The Spendrift (25'6" x 5'10" beam x 2'6" draft) was built by Dan Kidney of DePere in 1911 and was powered by a 7 HP Straubel engine.   Anyone who may be interested in engines of the past will enjoy this link describing the history behind the Straubel engines, a northeastern Wisconsin manufacturer and machining company:

Spendrift at South River Bay.  "Looking from side with
cabin sides up because of hot weather" - 1931

Pile driver

Finally, before leaving the Spendrift and Jensenville area I should provide the answer to my own questions, "What is that thing behind the crowd gathered on Gislason Pier?  Was it a navigational buoy of some sort?" 

In yet another photo furnished by Ann Young, a group of folks (Herschberger family members or friends, most likely) gathered at the Lobdell Point ferry dock with that same device behind them.  The iron guide to hold piles while they were being driven, and the iron block that was raised and then dropped onto the top of a piling, can be more easily seen.  Other photos of the time period also show this same piece of equipment mounted on a float, and so we assume Capt. Jepson may have been the owner and operator of this pile driver.     -  Dick Purinton

Group seated on pile driver, which in this photo appears to be
resting on top of the pier next to the ferry Welcome.  (Probably
taken in early 1930s)

1 comment:

Richard Purinton said...

From Bill Tobey, whose family was - and still is - a part of the Jensenville community of Washington Island come these comments:
In your Island Waterfront - Jensenville - Part X, the first picture shows what we knew as Aunt Grace Herschberger's summer home. We were over there often as kids. To its left is a garage with the front end of Ruth Herschberger's 1929 Chevrolet sedan showing.

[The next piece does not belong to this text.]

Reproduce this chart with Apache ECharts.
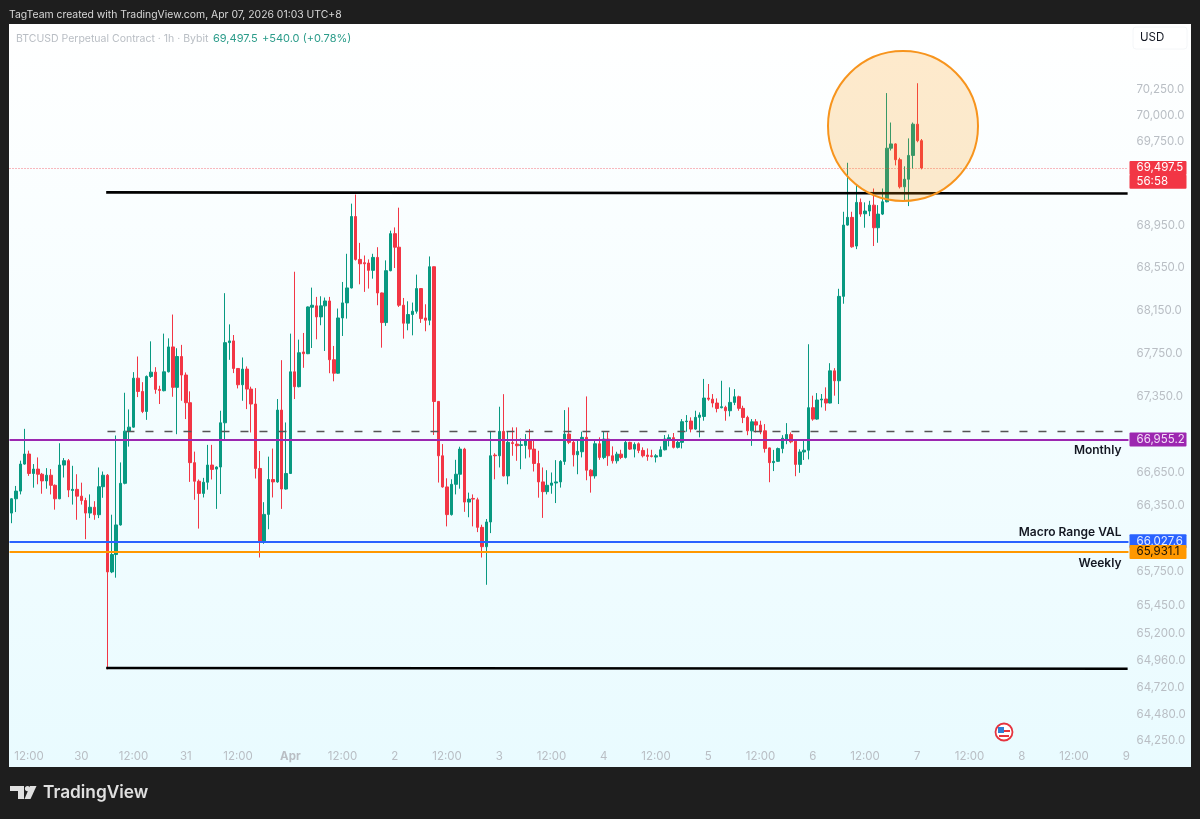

During an Emelie and George Tobey Jr. family reunion at the Tobey place (since about 1913, just south of Jessen's current place (earlier Herbert's and then Marsik's)), we got Ruth's car out and got it running successfully up and down Rangeline Road through Jensenville. Quite an event!

The island is quite significant in our history ...... instrumental even!

Our father, George Jr., met Emelie Fisher at Karly's during the summer of 1929 and they were married in 1930 (not on the island). He was doing some painting at their Jensenville place and she was a nanny for the Gentry children at their Greengate Farm on the island's north shore.

I believe the Herschberger garage is just right of center, upgraded, in the second photo in that blog post. The front roof lip of Jessen's place with snow on it is farther south. The Tobey place (now owned by Dick and Sue Tobey) is just south of that. My recollection of Jack and Helen Herschberger and their children, John, Bob and Ann, is that their house is at the center of your color photo, north of the subject garage.